Thursday, December 30, 2010

Afghanistan's Drug Lords Have All The Appearance Of Colobian-Style Drug Cartels

A U.S. Marine patrols through a poppy field in a village in the Golestan district of Farah province, Afghanistan (Reuters)

Taliban Drug Cartels, Not Poverty, Forcing Afghan Farmers To Grow Opium -- The Australian

TALIBAN insurgents in Afghanistan have formed Colombian-style drug cartels that sell opium to fund the bloody nine-year insurgency, according to a leaked US diplomatic cable.

Released by website whistleblower WikiLeaks, the 2009 cable rejects the popular notion that poverty forces Afghan farmers into opium production.

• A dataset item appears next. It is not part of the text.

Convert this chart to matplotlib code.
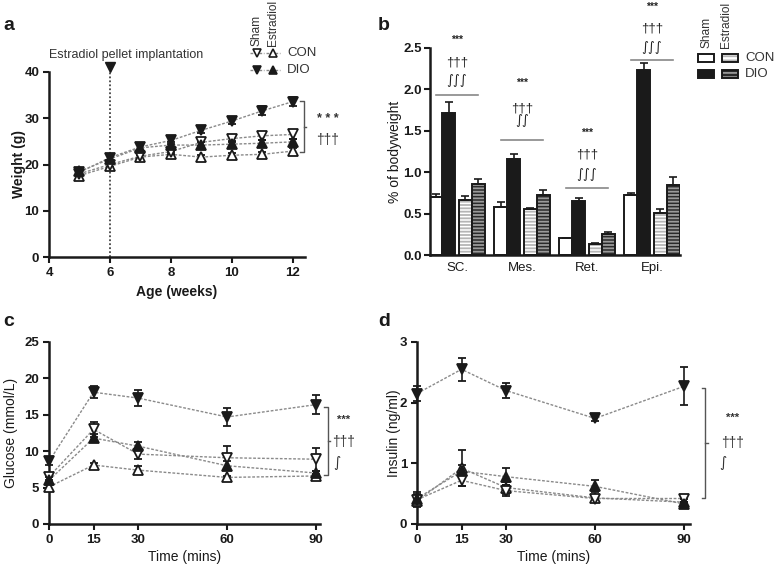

A September 2009 briefing by the UN Office of Drugs and Crime (UNODC) at NATO headquarters was told that the main factor driving Afghan opium production was coercion of local farmers by Taliban insurgents.

Read more ....

My Comment: I remembered reading many newspaper reports (30 years ago) that it was poverty that was fueling Colombia's growing drug problem. That farmers earned far more from selling cocoa leaves than coffee. While some of this was probably true, the bottom line was that it was a well funded and protected drug racket/cartel that managed and reaped the rewards from such a trade.

I suspect the same can now be said on what is happening in today's Afghanistan, but unlike Colombia, everyone from the family of the President of Afghanistan down to the local farmer is on in this racket.